There are a number of notable points in the latest Concord announcement: first that the directors of SONG are not only recommending the offer to shareholders, but very explicitly and publicly endorsing it, by way of making an irrevocable commitment to the offer using their – admittedly modest, by other investors’ standards – stake in the fund.

Secondly, we now have an indication of a timeline for all of this to be resolved: a general meeting to be held by 10 Jun.

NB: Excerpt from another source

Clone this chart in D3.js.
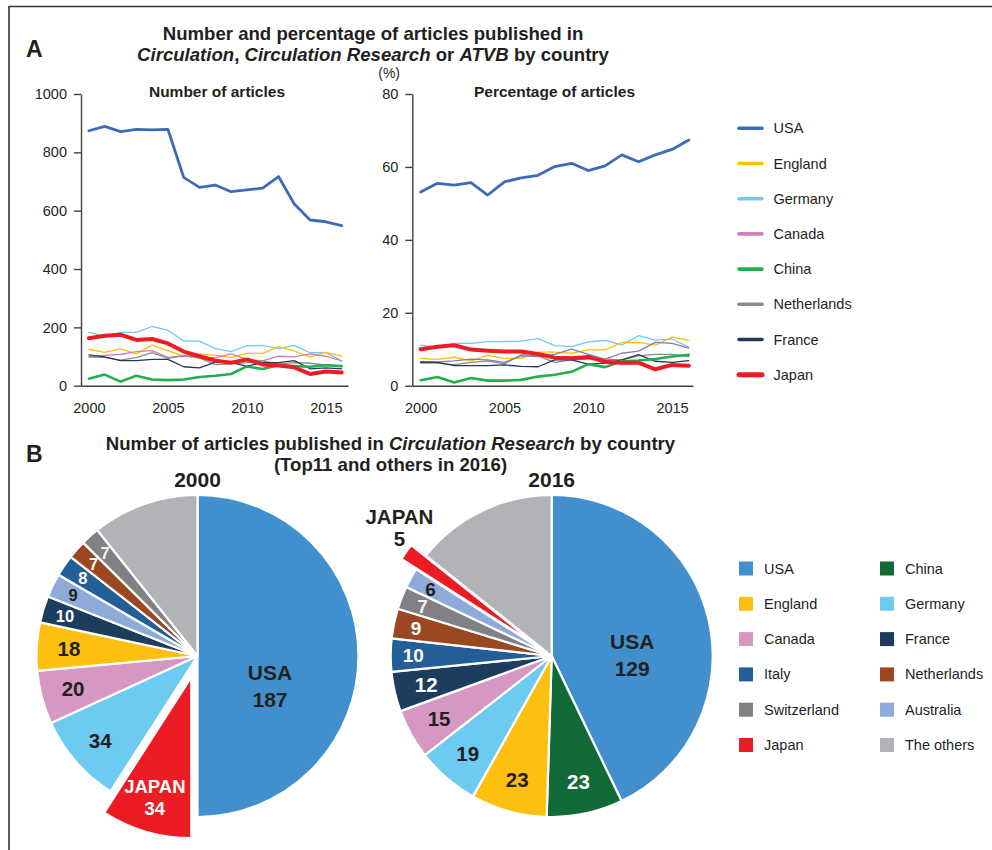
<!DOCTYPE html>
<html><head><meta charset="utf-8">
<script src="https://cdn.jsdelivr.net/npm/d3@7"></script>
<style>
body{margin:0;background:#fff;}
svg{display:block;font-family:"Liberation Sans",Arial,Helvetica,sans-serif;}
</style></head><body>
<svg id="chart" width="992" height="850"></svg>
<script>
// ---------- DATA ----------
const years = [2000,2001,2002,2003,2004,2005,2006,2007,2008,2009,2010,2011,2012,2013,2014,2015,2016];
const xTickYears = [2000,2005,2010,2015];
const countTicks = [0,200,400,600,800,1000];
const pctTicks = [0,20,40,60,80];
const lineCountries = ["USA","England","Germany","Canada","China","Netherlands","France","Japan"];

const countUSA         = [874,889,871,879,877,879,714,680,688,665,671,677,717,623,568,562,549];
const countEngland     = [125,114,126,109,139,120,101,109,104,97,111,111,134,119,98,114,101];
const countGermany     = [183,170,183,183,203,190,153,153,127,117,137,138,127,138,113,114,85];
const countCanada      = [99,104,107,117,120,97,101,97,96,109,90,85,101,99,109,101,85];
const countChina       = [24,38,14,34,21,19,21,30,34,40,66,57,70,67,65,70,67];
const countNetherlands = [98,97,88,96,113,94,104,95,72,75,79,85,74,79,77,71,66];
const countFrance      = [106,99,86,86,90,90,65,61,81,79,67,79,79,86,58,61,58];
const countJapan       = [163,171,175,157,160,145,117,101,86,79,90,73,69,63,40,49,45];

const pctUSA         = [53.1,55.5,55.0,55.7,52.3,55.9,57.0,57.7,60.1,61.0,59.0,60.3,63.3,61.4,63.3,64.8,67.4];
const pctEngland     = [7.5,7.2,7.8,6.8,8.3,7.5,7.5,9.2,9.2,8.9,9.8,9.8,11.9,11.9,11.1,13.3,12.4];
const pctGermany     = [11.1,10.5,11.6,11.6,12.1,12.1,12.2,12.9,11.0,10.7,12.0,12.4,11.2,13.7,12.5,12.8,10.5];
const pctCanada      = [6.5,6.5,6.8,7.3,7.1,6.4,8.2,8.0,8.6,10.0,8.6,7.3,8.9,9.5,11.9,11.6,10.3];
const pctChina       = [1.5,2.4,0.9,2.1,1.4,1.4,1.6,2.5,3.0,3.8,5.9,5.1,6.7,6.9,7.3,8.0,8.5];
const pctNetherlands = [6.2,6.2,5.8,6.4,6.8,6.0,8.5,8.2,6.4,7.1,7.3,7.3,7.1,8.2,8.6,8.6,8.0];
const pctFrance      = [6.5,6.4,5.5,5.5,5.5,5.7,5.3,5.2,7.1,7.1,5.9,6.2,7.1,8.5,6.7,6.4,6.9];
const pctJapan       = [10.0,10.7,11.1,9.9,9.6,9.4,9.4,8.7,7.7,7.5,7.9,6.6,6.3,6.3,4.5,5.7,5.5];

const pie2000Names  = ["USA","Japan","Germany","Canada","England","France","Australia","Italy","Netherlands","Switzerland","The others"];
const pie2000Values = [187,34,34,20,18,10,9,8,7,7,40];
const pie2016Names  = ["USA","China","England","Germany","Canada","France","Italy","Netherlands","Switzerland","Australia","Japan","The others"];
const pie2016Values = [129,23,23,19,15,12,10,9,7,6,5,43];

const pieLegendCol1 = ["USA","England","Canada","Italy","Switzerland","Japan"];
const pieLegendCol2 = ["China","Germany","France","Netherlands","Australia","The others"];

// ---------- STYLE ----------
const dark = "#231f20";
const lineColor = {USA:"#3e6bb8",England:"#ffc000",Germany:"#72c8f1",Canada:"#cf7fba",China:"#20b04b",Netherlands:"#8a8a8a",France:"#1f3a5a",Japan:"#ed1c24"};
const lineColorPct = Object.assign({}, lineColor, {Canada:"#8a78b8"});
const lineWidth = {USA:2.8,England:1.3,Germany:1.3,Canada:1.3,China:2.6,Netherlands:1.3,France:1.3,Japan:4};
const drawOrder = ["Germany","England","Canada","Netherlands","France","China","Japan","USA"];
const pieColor = {USA:"#418fcd",England:"#fdc010",Canada:"#d698c3",Italy:"#235f96",Switzerland:"#808184",Japan:"#ed1c24",China:"#116a37",Germany:"#6dcaf1",France:"#1d3d5f",Netherlands:"#9b4722",Australia:"#8eaad8","The others":"#b1b3b6"};
const pieText = {USA:dark,England:dark,Canada:dark,Germany:dark,Australia:dark,Italy:"#fff",Switzerland:"#f2f2f2",Japan:"#fff",China:"#fff",France:"#fff",Netherlands:"#fff"};

const countSeries = {USA:countUSA,England:countEngland,Germany:countGermany,Canada:countCanada,China:countChina,Netherlands:countNetherlands,France:countFrance,Japan:countJapan};
const pctSeries = {USA:pctUSA,England:pctEngland,Germany:pctGermany,Canada:pctCanada,China:pctChina,Netherlands:pctNetherlands,France:pctFrance,Japan:pctJapan};

const svg = d3.select("#chart");

// frame
svg.append("path").attr("d","M9,850 V6.5 H992").attr("fill","none").attr("stroke","#333").attr("stroke-width",1.6);

// panel labels
svg.append("text").attr("x",26).attr("y",57).attr("font-size",23).attr("font-weight","bold").attr("fill",dark).text("A");
svg.append("text").attr("x",26).attr("y",462).attr("font-size",23).attr("font-weight","bold").attr("fill",dark).text("B");

// A title
const tA = svg.append("text").attr("text-anchor","middle").attr("font-size",18.6).attr("font-weight","bold").attr("fill",dark);
tA.append("tspan").attr("x",373).attr("y",40).text("Number and percentage of articles published in");
const tA2 = tA.append("tspan").attr("x",373).attr("y",60.5);
tA2.append("tspan").attr("font-style","italic").text("Circulation");
tA2.append("tspan").text(", ");
tA2.append("tspan").attr("font-style","italic").text("Circulation Research");
tA2.append("tspan").text(" or ");
tA2.append("tspan").attr("font-style","italic").text("ATVB");
tA2.append("tspan").text(" by country");

// ---------- LINE CHARTS ----------
function lineChart(cfg){
  const g = svg.append("g");
  const x = d3.scaleLinear().domain(cfg.xDomain).range(cfg.xRange);
  const y = d3.scaleLinear().domain(cfg.yDomain).range([385.7,94]);
  const ya = g.append("g").attr("transform",`translate(${cfg.xRange[0]},0)`)
    .call(d3.axisLeft(y).tickValues(cfg.ticks).tickFormat(d3.format("d")).tickSize(7).tickPadding(7).tickSizeOuter(0));
  const xa = g.append("g").attr("transform",`translate(0,385.7)`)
    .call(d3.axisBottom(x).tickValues(xTickYears).tickFormat(d3.format("d")).tickSize(0).tickPadding(17).tickSizeOuter(0));
  [ya,xa].forEach(a=>{
    a.selectAll("path,line").attr("stroke","#404040").attr("stroke-width",1.4);
    a.selectAll("text").attr("font-size",14.5).attr("fill",dark).attr("font-family","Liberation Sans, Arial, sans-serif");
  });
  const line = d3.line().x((d,i)=>x(years[i])).y(d=>y(d));
  drawOrder.forEach(c=>{
    g.append("path").datum(cfg.series[c]).attr("d",line).attr("fill","none")
      .attr("stroke",cfg.colors[c]).attr("stroke-width",lineWidth[c])
      .attr("stroke-linejoin","round").attr("stroke-linecap","round");
  });
  g.append("text").attr("x",cfg.titleX).attr("y",96.5).attr("text-anchor","middle")
    .attr("font-size",15.5).attr("font-weight","bold").attr("fill",dark).text(cfg.title);
}
lineChart({xDomain:[1999.5,2016.4],xRange:[81,348],yDomain:[0,1000],ticks:countTicks,series:countSeries,colors:lineColor,title:"Number of articles",titleX:217});
lineChart({xDomain:[1999.5,2016.25],xRange:[412.3,693],yDomain:[0,80],ticks:pctTicks,series:pctSeries,colors:lineColorPct,title:"Percentage of articles",titleX:554.5});
svg.append("text").attr("x",400).attr("y",78).attr("text-anchor","end").attr("font-size",14).attr("fill",dark).text("(%)");

// legend A
const legA = svg.append("g");
lineCountries.forEach((c,i)=>{
  const yy = 128.3 + i*35.2;
  legA.append("line").attr("x1",739).attr("x2",762).attr("y1",yy).attr("y2",yy)
    .attr("stroke",lineColor[c]).attr("stroke-width",c==="Japan"?5:3.6).attr("stroke-linecap","round");
  legA.append("text").attr("x",773.5).attr("y",yy+5).attr("font-size",14.5).attr("fill",dark).text(c);
});

// ---------- B ----------
const tB = svg.append("text").attr("text-anchor","middle").attr("font-size",18.6).attr("font-weight","bold").attr("fill",dark);
const tB1 = tB.append("tspan").attr("x",390.5).attr("y",450);
tB1.append("tspan").text("Number of articles published in ");
tB1.append("tspan").attr("font-style","italic").text("Circulation Research");
tB1.append("tspan").text(" by country");
tB.append("tspan").attr("x",390.5).attr("y",471).text("(Top11 and others in 2016)");

function pieChart(cfg){
  const g = svg.append("g").attr("transform",`translate(${cfg.cx},${cfg.cy})`);
  const R = cfg.R;
  const data = cfg.names.map((n,i)=>({name:n,value:cfg.values[i]}));
  const arcs = d3.pie().sort(null).value(d=>d.value)(data);
  const arc = d3.arc().innerRadius(0).outerRadius(R);
  const off = a => {
    const m = (a.startAngle+a.endAngle)/2;
    const d = a.data.name==="Japan" ? cfg.explode : 0;
    return [Math.sin(m)*d, -Math.cos(m)*d];
  };
  arcs.forEach(a=>{
    const [ox,oy] = off(a);
    g.append("path").attr("d",arc(a)).attr("transform",`translate(${ox},${oy})`)
      .attr("fill",pieColor[a.data.name]).attr("stroke","#fff").attr("stroke-width",2.2).attr("stroke-linejoin","round");
  });
  arcs.forEach(a=>{
    const n = a.data.name, v = a.data.value;
    if(n==="The others") return;
    const m = (a.startAngle+a.endAngle)/2;
    const [ox,oy] = off(a);
    const at = r => [ox+Math.sin(m)*r, oy-Math.cos(m)*r];
    if(n==="USA"){
      const [px,py] = at(R*0.5);
      const t = g.append("text").attr("text-anchor","middle").attr("font-weight","bold").attr("font-size",21).attr("fill",dark);
      t.append("tspan").attr("x",px+cfg.usaDx).attr("y",py+cfg.usaDy-13.5).attr("dy","0.35em").text("USA");
      t.append("tspan").attr("x",px+cfg.usaDx).attr("y",py+cfg.usaDy+13.5).attr("dy","0.35em").text(v);
    } else if(n==="Japan"){
      const [px,py] = at(R*cfg.japanR);
      const t = g.append("text").attr("text-anchor","middle").attr("font-weight","bold").attr("font-size",cfg.japanSize)
        .attr("fill",cfg.japanOutside?dark:"#fff");
      t.append("tspan").attr("x",px+cfg.japanDx).attr("y",py+cfg.japanDy-11).attr("dy","0.35em").text("JAPAN");
      t.append("tspan").attr("x",px+cfg.japanDx).attr("y",py+cfg.japanDy+11.5).attr("dy","0.35em").text(v);
    } else {
      const small = v < 12;
      const [px,py] = at(R*(small?0.86:0.8));
      g.append("text").attr("x",px).attr("y",py).attr("dy","0.35em").attr("text-anchor","middle")
        .attr("font-weight","bold").attr("font-size",small?cfg.smallSize:20.5).attr("fill",pieText[n]).text(v);
    }
  });
  svg.append("text").attr("x",cfg.cx).attr("y",486.7).attr("text-anchor","middle")
    .attr("font-size",21).attr("font-weight","bold").attr("fill",dark).text(cfg.title);
}
pieChart({cx:197.5,cy:656,R:161,names:pie2000Names,values:pie2000Values,explode:22,title:"2000",
  usaDx:-8,usaDy:30,japanR:0.76,japanDx:-2,japanDy:3,japanSize:18.5,japanOutside:false,smallSize:16.5});
pieChart({cx:551.7,cy:656,R:161,names:pie2016Names,values:pie2016Values,explode:18,title:"2016",
  usaDx:2,usaDy:17,japanR:1.12,japanDx:9,japanDy:-13,japanSize:20.5,japanOutside:true,smallSize:19});

// legend B
const legB = svg.append("g");
[[pieLegendCol1,739,764],[pieLegendCol2,880,905]].forEach(([names,sx,tx])=>{
  names.forEach((n,i)=>{
    const yy = 568.5 + i*35.3;
    legB.append("rect").attr("x",sx).attr("y",yy-7).attr("width",14).attr("height",14).attr("fill",pieColor[n]);
    legB.append("text").attr("x",tx).attr("y",yy+5).attr("font-size",14.5).attr("fill",dark).text(n);
  });
});
</script>
</body></html>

Lastly, it’s notable that Josh Gruss has endorsed the offer by way of an irrevocable commitment. As CEO of Round Hill Music, pal of Rob Naylor – the current chair of SONG, and former chair of the Round Hill Music Fund, which was also acquired by Concord – it highlights not only the Byzantine and internecine interweavings of the music rights acquisition world, but also the “common push” by Roundhill- and Concord-associated people and firms to try and ensure that the Hipgnosis Songs Fund catalogues end up with Concord. And, by extension, out of the clutches of Blackstone.

Of course, 10 Jun is an awfully long time away: just six days ago it looked like a deal with Concord was a near certainty, only for Blackstone to pop up and change the landscape – and calculus – of the future of SONG.

What’s next – and what about the HSM/Blackstone call option?

With a full 47 days to go until that general meeting, a lot could happen.

It’s now – presumably – almost certain that we will see more movement from Blackstone, whether in the shape of an increased offer of its own, or throwing in the towel.

A final point to note is that statement that “the increased Concord offer is in the best interests of Hipgnosis shareholders as a whole”. With the HSM call option still an open question – and HSM and Blackstone lawyering up ready to fight any suggestion that it cannot be invoked – it begs the question whether a prolonged and acrimonious legal fight over that call option is something that is in the best interests of shareholders.

Now, of course, at one level, were a Concord acquisition to go through with, perhaps, the tacit acceptance – if high risk gamble – of Blackstone, confident that it could win back the catalogue through court action around the call option, then that legal fight becomes Concord’s problem, not the current SONG shareholders.

However, it’s unlikely that Blackstone would passively let that acquisition happen, if it was confident the call option stands, and so SONG and Concord must either be very certain that they have something up their sleeve that will trump any legal fight over the call option, or they must have a plan in place to get HSM and Blackstone to back away from that gambit.

One thing notably absent from this revised offer: the £20 million “F.O. clause” from Concord’s previous shot, which would make an additional payment to shareholders of $0.02 if HSM agreed to terminate its advisory relationship with SONG and thus give up its call option.

That £20 million is – as CMU previously noted – roughly equivalent to the fees HSM would take over a twelve month handover following amicable and mutual agreement to terminate its relationship with SONG.

Is a backroom deal being thrashed out with HSM and Blackstone to get them to give up their call option? It seems unlikely, given how much Blackstone seems to want the SONG catalogues for itself – but as we pointed out yesterday, anything is possible when you’re operating in a state of Hipgnosis.